One of the first moves, as a young investor, is to let The Golden Rule of Investing sink into the inner reaches of the brain. There is no substitute for this rule. None! Pay particular attention to the word -EARLY.
The second rule of investing, particularly for beginners, is to keep it simple. Assume one is able to save $50 or $100 per month. Further, assume one has at least 30 years until retirement. A very simple model is to dollar cost average or invest that $100 each month in the U.S. Equities market. I recommend using VTI or Vanguard’s total U.S. stock market Exchange Traded Fund (ETF). Buy as many shares as possible on the last business day of the month and keep this up month after month. Don’t deviate from the plan.
This is about as simple as it gets. If the market drops, try to squeeze out a few extra dollars and purchase more shares. Investing regularly in an index ETF is the ultimate in passive investing.
Model #2 is not much more complicated, but it does involve using the Kipling spreadsheet. Assume one now has a second $50 or $100 to invest each month. Don’t neglect plan #1. As for plan or Model #2, employ the Dual Momentum (DM) model as it provides downside protection.

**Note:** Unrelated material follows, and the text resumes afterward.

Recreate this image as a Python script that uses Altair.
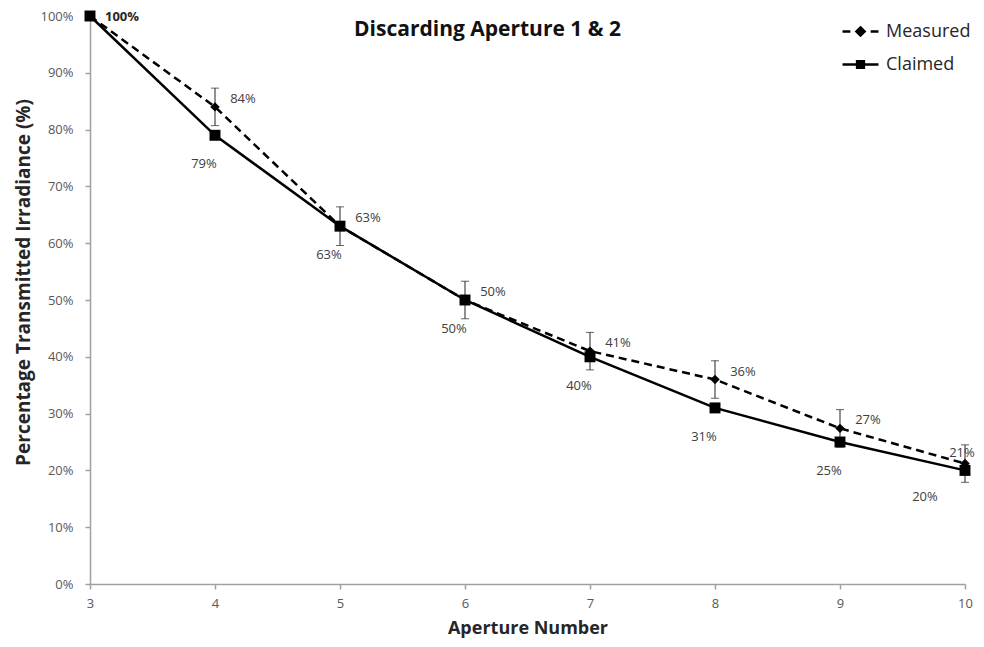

An example of this model was recent posted. Check out the Galileo.
For more information as to how the Dual Momentum model works, go to this link and look over titles that include the words, Dual Momentum. More information on the workings and examples of the DM model can be found in the right-hand sidebar. Find Categories and then use the pull-down menu to locate Dual Momentum. The oldest DM blogs will come up first. If looking for the latest blogs on this subject, use the search engine and type in Dual Momentum. This blog post is of interest to Dual Momentum investors.
There you have two simple investing models to use to build a retirement fund. As you gain experience, branch into other investing models explained on this blog. But continue to stick with the first model of investing monthly in VTI, come thick or thin.